The new fixed-assets final rule not only will remove the 5% threshold, it will also eliminate a waiver process, and establish a six-year time period for partial occupancy of premises.
“We’re pleased the NCUA board listened to CUNA and credit unions by removing the 5% fixed-assets threshold,” said Jim Nussle, president/CEO of CUNA. “CUNA has long advocated for this change which will allow credit unions more flexibility in deploying resources to benefit their members. However, we will not have a complete picture of the true regulatory relief until NCUA provides credit unions with guidance.”
The NCUA’s Office of Examination and Insurance has drafted a supervisory letter that will provide guidance to examiners to address safety and soundness compliance.
“This supervisory guidance will not only help with ensuring examination consistency, it will provide exam scoping policies and procedures and expectations for safe and sound fixed asset management,” said D. Scott Neat, director of the NCUA’s Division of Supervision. “It will be provided prior to the rule’s effective date, likely sometime in September.”

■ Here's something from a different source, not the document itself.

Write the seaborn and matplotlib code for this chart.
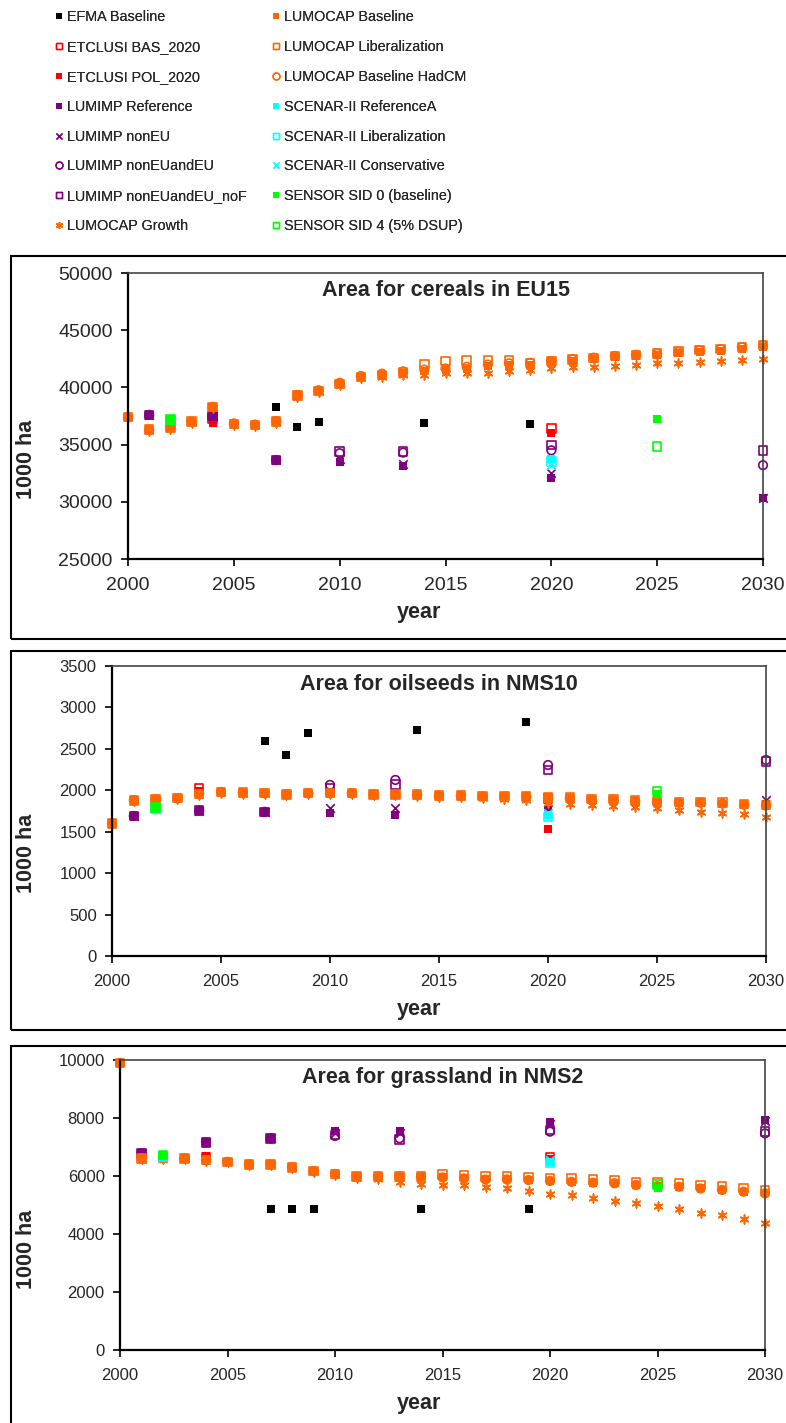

NCUA Chair Debbie Matz said the idea of the rule is to allow fixed-asset decisions to be made at the credit union board level, rather than at the NCUA level.
“It’s important to remind stakeholders that an overconcentration of fixed assets can be dangerous and can have a negative impact on some credit unions,” she said. “Since 2009, high levels of fixed assets have been a primary or contributing factor in 15% of federal credit union failures. Even through credit unions now have this authority, they need to be thoughtful and diligent in how they exercise that authority.
Matz added that NCUA may supervise ownership of fixed assets “more cautiously than we have before,” particularly to see if credit unions can afford the negative impact on earnings and net worth.
The final rule regarding capital planning and stress testing will adjust the timing of certain events in those cycles.
Specifically, credit unions now have until May 31 to submit capital plans to the NCUA, and the NCUA must provide stress test results to credit unions by Aug. 31.